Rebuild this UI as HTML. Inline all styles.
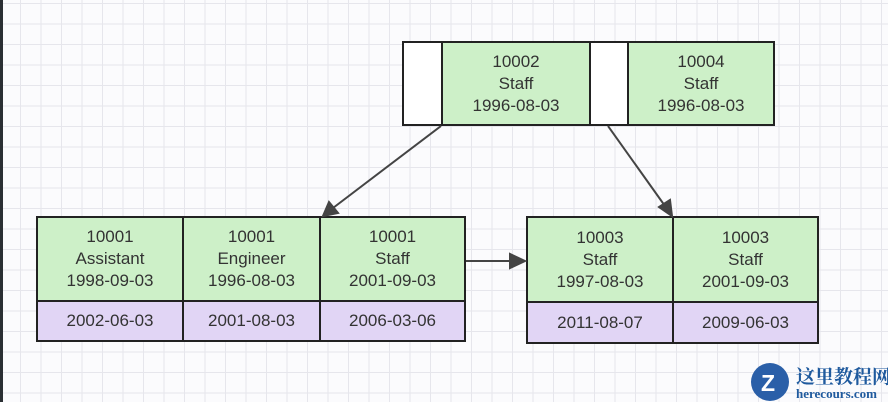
<!DOCTYPE html>
<html><head><meta charset="utf-8"><style>
body{margin:0;width:888px;height:402px;overflow:hidden;font-family:"Liberation Sans",sans-serif;
background-color:#fbfbfd;
background-image:linear-gradient(to right,#e6e6ec 1px,transparent 1px),linear-gradient(to bottom,#e6e6ec 1px,transparent 1px);
background-size:20.5px 20.5px;background-position:20px 3px;position:relative}
.edge{position:absolute;left:0;top:0;width:3px;height:402px;background:#2a2f33}
.c{position:absolute;box-sizing:border-box;border:2px solid #222;display:flex;align-items:center;justify-content:center;text-align:center;font-size:17px;line-height:22px;color:#333}
.g{background:#cdf0c8}.w{background:#fff}.p{background:#e1d5f5}
</style></head><body>
<div class="edge"></div>
<div class="c w" style="left:402px;top:41px;width:41px;height:85px"></div>
<div class="c g" style="left:441px;top:41px;width:150px;height:85px">10002<br>Staff<br>1996-08-03</div>
<div class="c w" style="left:589px;top:41px;width:40px;height:85px"></div>
<div class="c g" style="left:627px;top:41px;width:148px;height:85px">10004<br>Staff<br>1996-08-03</div>

<div class="c g" style="left:36px;top:216px;width:148px;height:86px">10001<br>Assistant<br>1998-09-03</div>
<div class="c g" style="left:182px;top:216px;width:139px;height:86px">10001<br>Engineer<br>1996-08-03</div>
<div class="c g" style="left:319px;top:216px;width:147px;height:86px">10001<br>Staff<br>2001-09-03</div>
<div class="c p" style="left:36px;top:300px;width:148px;height:42px">2002-06-03</div>
<div class="c p" style="left:182px;top:300px;width:139px;height:42px">2001-08-03</div>
<div class="c p" style="left:319px;top:300px;width:147px;height:42px">2006-03-06</div>

<div class="c g" style="left:526px;top:216px;width:148px;height:87px">10003<br>Staff<br>1997-08-03</div>
<div class="c g" style="left:672px;top:216px;width:147px;height:87px">10003<br>Staff<br>2001-09-03</div>
<div class="c p" style="left:526px;top:301px;width:148px;height:43px">2011-08-07</div>
<div class="c p" style="left:672px;top:301px;width:147px;height:43px">2009-06-03</div>

<svg width="888" height="402" style="position:absolute;left:0;top:0">
<g stroke="#444" stroke-width="2" fill="#444">
<line x1="441" y1="126" x2="333" y2="208"/><polygon points="323,216 329,202 338,213"/>
<line x1="608" y1="126" x2="665" y2="206"/><polygon points="672,216 659,207 670,200"/>
<line x1="466" y1="261" x2="512" y2="261"/><polygon points="525,261 510,254 510,268"/>
</g>
<text x="796" y="383" font-family="Noto Serif CJK SC,serif" font-size="19" font-weight="bold" fill="#1f5a9e">这里教程网</text>
<text x="796" y="398" font-family="Liberation Serif,serif" font-size="13" font-weight="bold" fill="#1f5a9e">herecours.com</text>
<circle cx="770" cy="382" r="19" fill="#2a5fa8"/>
<text x="761" y="391" font-family="Liberation Sans" font-size="23" font-weight="bold" fill="#fff">Z</text>
</svg>
</body></html>
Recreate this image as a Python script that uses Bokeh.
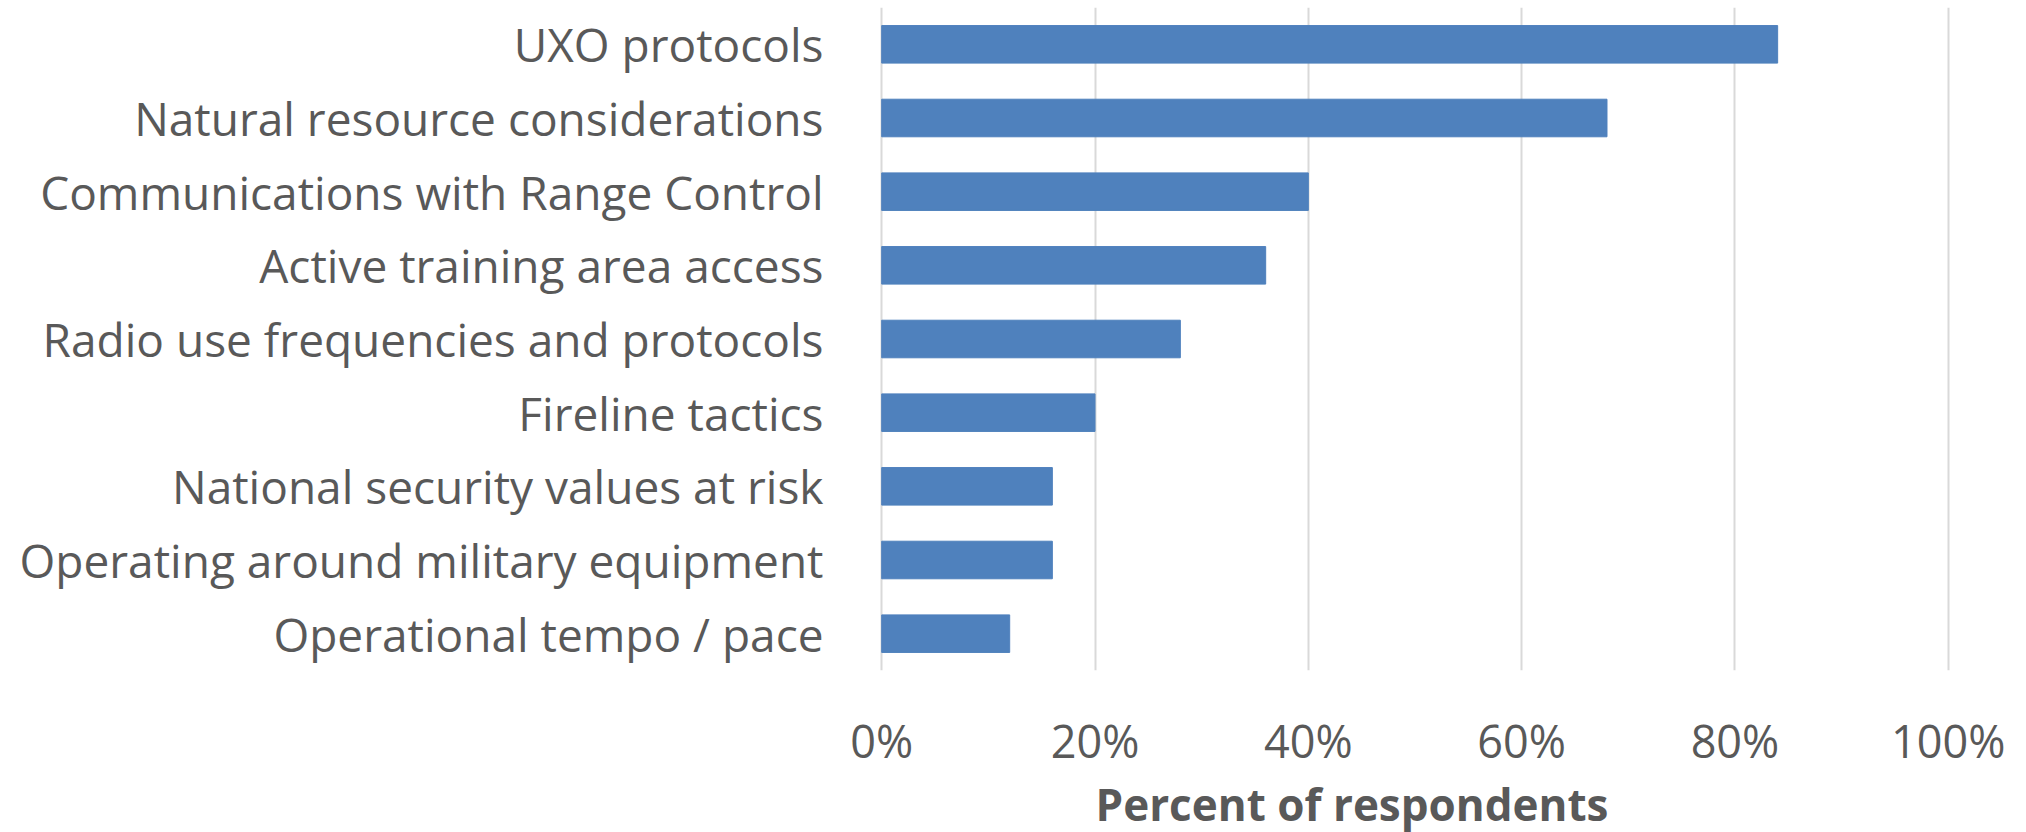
from bokeh.plotting import figure
from bokeh.models import FactorRange, FixedTicker, NumeralTickFormatter, ColumnDataSource, Range1d, Div
from bokeh.layouts import column
from bokeh.embed import file_html
from bokeh.resources import INLINE

categories = [
    "UXO protocols",
    "Natural resource considerations",
    "Communications with Range Control",
    "Active training area access",
    "Radio use frequencies and protocols",
    "Fireline tactics",
    "National security values at risk",
    "Operating around military equipment",
    "Operational tempo / pace",
]
values = [0.84, 0.68, 0.40, 0.36, 0.28, 0.20, 0.16, 0.16, 0.12]
x_ticks = [0, 0.2, 0.4, 0.6, 0.8, 1.0]
axis_title = "Percent of respondents"

FONT = "Open Sans"
GRAY = "#595959"

src = ColumnDataSource(dict(cat=categories, val=values))

p = figure(
    width=2018, height=780,
    y_range=FactorRange(factors=list(reversed(categories)), range_padding=0),
    x_range=Range1d(-0.003, 1.003),
    output_backend="svg", toolbar_location=None,
    min_border_left=878, min_border_right=67, min_border_top=7, min_border_bottom=110,
)
p.hbar(y="cat", right="val", left=0, height=0.51, source=src,
       fill_color="#4f81bd", line_color="#4f81bd", line_width=1)

p.outline_line_color = None
p.ygrid.grid_line_color = None
p.xgrid.grid_line_color = "#d9d9d9"
p.xgrid.grid_line_width = 2

p.xaxis.ticker = FixedTicker(ticks=x_ticks)
p.xaxis.formatter = NumeralTickFormatter(format="0%")
p.xaxis.axis_line_color = None
p.xaxis.major_tick_line_color = None
p.xaxis.minor_tick_line_color = None
p.xaxis.major_label_text_font = FONT
p.xaxis.major_label_text_font_size = "45px"
p.xaxis.major_label_text_color = GRAY
p.xaxis.major_label_standoff = 33

p.yaxis.axis_line_color = None
p.yaxis.major_tick_line_color = None
p.yaxis.minor_tick_line_color = None
p.yaxis.major_label_text_font = FONT
p.yaxis.major_label_text_font_size = "46px"
p.yaxis.major_label_text_color = GRAY
p.yaxis.major_label_standoff = 49

p.background_fill_color = "white"
p.border_fill_color = "white"

title = Div(
    text=axis_title, width=948, height=44, margin=(0, 0, 0, 878),
    styles={
        "font-family": "'Open Sans'", "font-size": "44px", "font-weight": "bold",
        "color": GRAY, "text-align": "center", "line-height": "44px",
        "white-space": "nowrap", "overflow": "visible", "padding-top": "2px",
    },
)

layout = column(p, title, spacing=0)

open("out.html", "w").write(file_html(layout, INLINE))
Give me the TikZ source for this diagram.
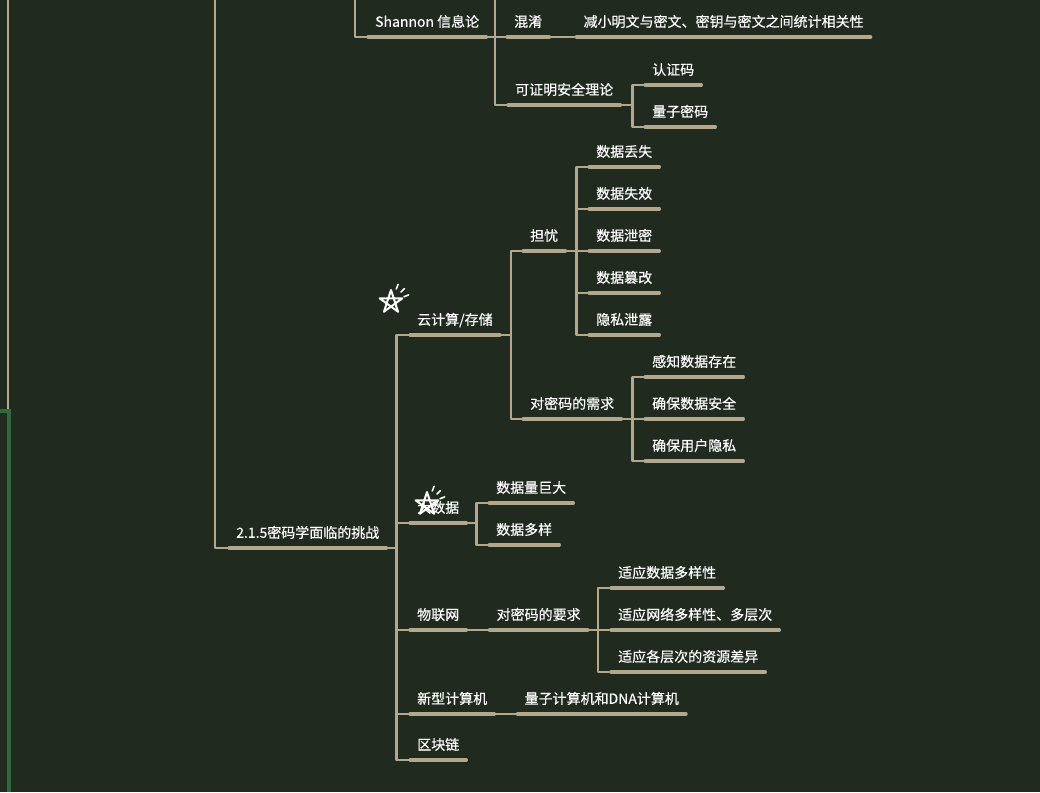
\documentclass[tikz,border=0pt]{standalone}
\usepackage{fontspec}
\setmainfont{Noto Sans CJK SC}[FakeBold=0.4]
\usetikzlibrary{positioning}
\definecolor{boardbg}{RGB}{32,42,31}
\definecolor{twig}{RGB}{178,168,142}
\definecolor{moss}{RGB}{46,106,60}
\tikzset{
  topic/.style={text=white, anchor=south west, inner xsep=7pt, inner ysep=8pt,
    text height=11pt, text depth=2pt, font=\fontsize{14}{16}\selectfont},
  uline/.style={draw=twig, line width=3.2pt, line cap=round},
  branch/.style={draw=twig, line width=2.2pt, line join=round},
  starmark/.pic={
    \draw[white, line width=2pt, line join=round]
      (-90:12) -- (54:12) -- (198:12) -- (342:12) -- (126:12) -- cycle;
    \foreach \a in {-68,-45,-22}
      \draw[white, line width=1.6pt, line cap=round] (\a:14) -- (\a:19);
  }
}

\begin{document}
\begin{tikzpicture}[x=1pt, y=-1pt]
  \fill[boardbg] (0,0) rectangle (1040,792);
  \useasboundingbox (0,0) rectangle (1040,792);

  % branches coming in from above the frame
  \coordinate (t1) at (8,0);
  \coordinate (b1) at (8,411);
  \coordinate (g0) at (0,411);
  \coordinate (g1) at (9,792);
  \coordinate (t2) at (215,0);
  \coordinate (t3) at (355,0);
  \coordinate (t4) at (495,0);

  % Shannon
  \node (shannon) [topic] at (368,37) {Shannon 信息论};
  \node (confusion) [topic] at (507,37) {混淆};
  \node (reduce) [topic,right=27pt of confusion.south east,anchor=south west] {减小明文与密文、密钥与密文之间统计相关性};
  \node (provable) [topic] at (508,105) {可证明安全理论};
  \node (authcode) [topic] at (645,85) {认证码};
  \node (qcrypto) [topic] at (645,127) {量子密码};

  % challenges
  \node (challenge) [topic] at (229,548) {2.1.5密码学面临的挑战};
  \node (cloud) [topic] at (410,335) {云计算/存储};
  \node (worry) [topic] at (523,251) {担忧};
  \node (loss) [topic] at (589,167) {数据丢失};
  \node (invalid) [topic] at (589,209) {数据失效};
  \node (leak) [topic] at (589,251) {数据泄密};
  \node (tamper) [topic] at (589,293) {数据篡改};
  \node (privacy) [topic] at (589,335) {隐私泄露};
  \node (demand) [topic] at (523,419) {对密码的需求};
  \node (sense) [topic] at (645,377) {感知数据存在};
  \node (secure) [topic] at (645,419) {确保数据安全};
  \node (userpriv) [topic] at (645,461) {确保用户隐私};
  \node (bigdata) [topic] at (410,523) {大数据};
  \node (huge) [topic] at (489,503) {数据量巨大};
  \node (diverse) [topic] at (489,545) {数据多样};
  \node (iot) [topic] at (410,630) {物联网};
  \node (iotreq) [topic,right=23pt of iot.south east,anchor=south west] {对密码的要求};
  \node (adaptdata) [topic] at (611,588) {适应数据多样性};
  \node (adaptnet) [topic] at (611,630) {适应网络多样性、多层次};
  \node (adaptres) [topic] at (611,672) {适应各层次的资源差异};
  \node (newcomp) [topic] at (410,714) {新型计算机};
  \node (quantum) [topic,right=23pt of newcomp.south east,anchor=south west] {量子计算机和DNA计算机};
  \node (chain) [topic] at (410,760) {区块链};

  \foreach \n in {shannon,confusion,reduce,provable,authcode,qcrypto,challenge,cloud,worry,
      loss,invalid,leak,tamper,privacy,demand,sense,secure,userpriv,bigdata,huge,diverse,
      iot,iotreq,adaptdata,adaptnet,adaptres,newcomp,quantum,chain}
    \draw[uline] (\n.south west) -- (\n.south east);

  \draw[branch] (t1) -- (b1);
  \draw[moss, line width=3.5pt] (g0) -| (g1);
  \draw[branch] (t2) |- (challenge.south west);
  \draw[branch] (t3) |- (shannon.south west);
  \draw[branch] (shannon.south east) -| (t4);
  \draw[branch] (shannon.south east) -- (confusion.south west);
  \draw[branch] (confusion.south east) -- (reduce.south west);
  \draw[branch] (t4) |- (provable.south west);
  \foreach \c in {authcode,qcrypto}
    \draw[branch] (provable.south east) -- ++(12,0) |- (\c.south west);

  \foreach \c in {cloud,bigdata,iot,newcomp,chain}
    \draw[branch] (challenge.south east) -- ++(10,0) |- (\c.south west);
  \foreach \c in {worry,demand}
    \draw[branch] (cloud.south east) -- ++(11,0) |- (\c.south west);
  \foreach \c in {loss,invalid,leak,tamper,privacy}
    \draw[branch] (worry.south east) -- ++(11,0) |- (\c.south west);
  \foreach \c in {sense,secure,userpriv}
    \draw[branch] (demand.south east) -- ++(11,0) |- (\c.south west);
  \foreach \c in {huge,diverse}
    \draw[branch] (bigdata.south east) -- ++(10,0) |- (\c.south west);
  \draw[branch] (iot.south east) -- (iotreq.south west);
  \foreach \c in {adaptdata,adaptnet,adaptres}
    \draw[branch] (iotreq.south east) -- ++(10,0) |- (\c.south west);
  \draw[branch] (newcomp.south east) -- (quantum.south west);

  % marker icons
  \pic at (391,302) {starmark};
  \pic at (427,504) {starmark};
\end{tikzpicture}
\end{document}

-------------------------

What is the number of lines that contain "styles"? Reply with that number alone.

**Answer:**
2